The grocery chain, which has distribution centres in Cornwall, Belfast, Dundee, Preston and the West Midlands, said it was keen to find a new solution because bad weather during winter prevented executives from making board meetings.
These meetings and work life balance were often disrupted at a great cost to the business, according to Roy Ford, Spar UK's IT controller.
"You're expecting to drive to Dundee for what is really a one day meeting but ends up taking two days out of your life because you need travel up the night before, which is made more difficult when the weather conditions are poor," he says.
The meetings also incurred travel and accommodation costs, which "all added up".
Ford had asked the company's board to sign up to video conferencing on several occasions in vain.
"At the start of the financial year, when we are looking for budgets, it's not usually snowing and people have forgotten the issues and problems concerning meetings, so it drops down the priority list. It was fortunate this year that the bad weather continued for a long enough time to make people focus on the fact that the difficulties from getting from one regional position to another was becoming unmanageable," explains Ford.
Spar, which has more than 2,400 UK stores, looked at using quite a few video deployment kits, most of which were beyond Spar's budget, before settling with networking company Avaya.
"The most recent quote prior to this for us that delivered the same level of solution was in excess of £200,000," he says.
Avaya's cloud-based, real-time collaboration video conferencing tool, Scopia, came in at less than 50% of that amount, with a low startup cost as the cloud-base element meant Spar no longer needed to invest in costly infrastructure.
"Engineers arrived to install it and set it up and we haven't had to do anything else. It hasn't put a big strain on our technical resources," he says.
"All that's in our offices is a couple of screens and a camera."
The first deployment took place in May 2013, and took about six weeks to complete across the company's distribution sites.
"We ran one of our office briefings and also a few key points about preparation and relaxation...tips like don't keep playing with your hands or tapping them on the desk as they're all magnified when you're using them and become a distraction," says Ford.
The new solution means Spar's employees can concentrate on the more important parts of the business thanks to reduced costs and saved time.

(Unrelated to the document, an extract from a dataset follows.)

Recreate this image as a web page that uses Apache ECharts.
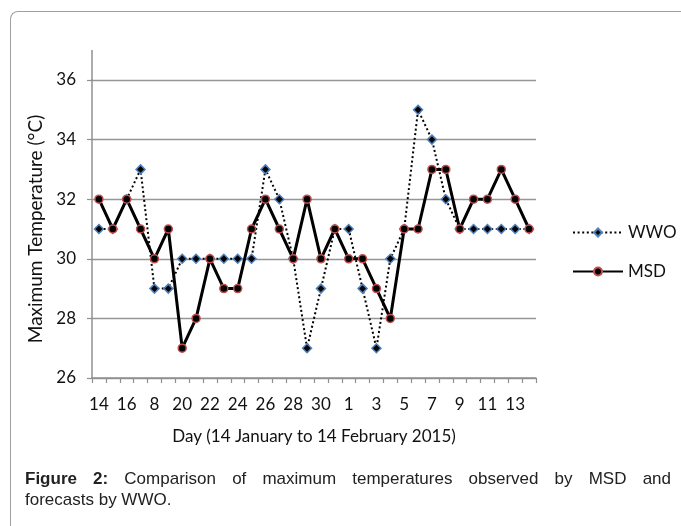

"All we need to do is go into the video conferencing room, turn on the television, go to the directory and select the meeting room. The meeting goes ahead and everybody gets what they want out of it," explains Ford.
The system, however, doesn't come without its drawbacks.
"Sometimes you might get a bit of latency where somebody will speak and you'll see that their lips will have moved on the screen and you see that the voice takes a few seconds to come through. I'm told we can configure and improve that once the system can settle down."
And is video conferencing as productive as a face to face discussion?
"Nothing will replace that," he explains. "Our traders say they need to look people in the eye in order to judge the reaction to their proposals. But we are not doing away with meetings. We are making them more productive by allowing people to discuss the subjects before they get around the table. So the agendas are better understood, people have the opportunity to prepare what they need to do in a meeting."
Ford says he expects the return of the investment to be less than 18 months and is now looking to make video conferencing an integral part of Spar UK's business operations.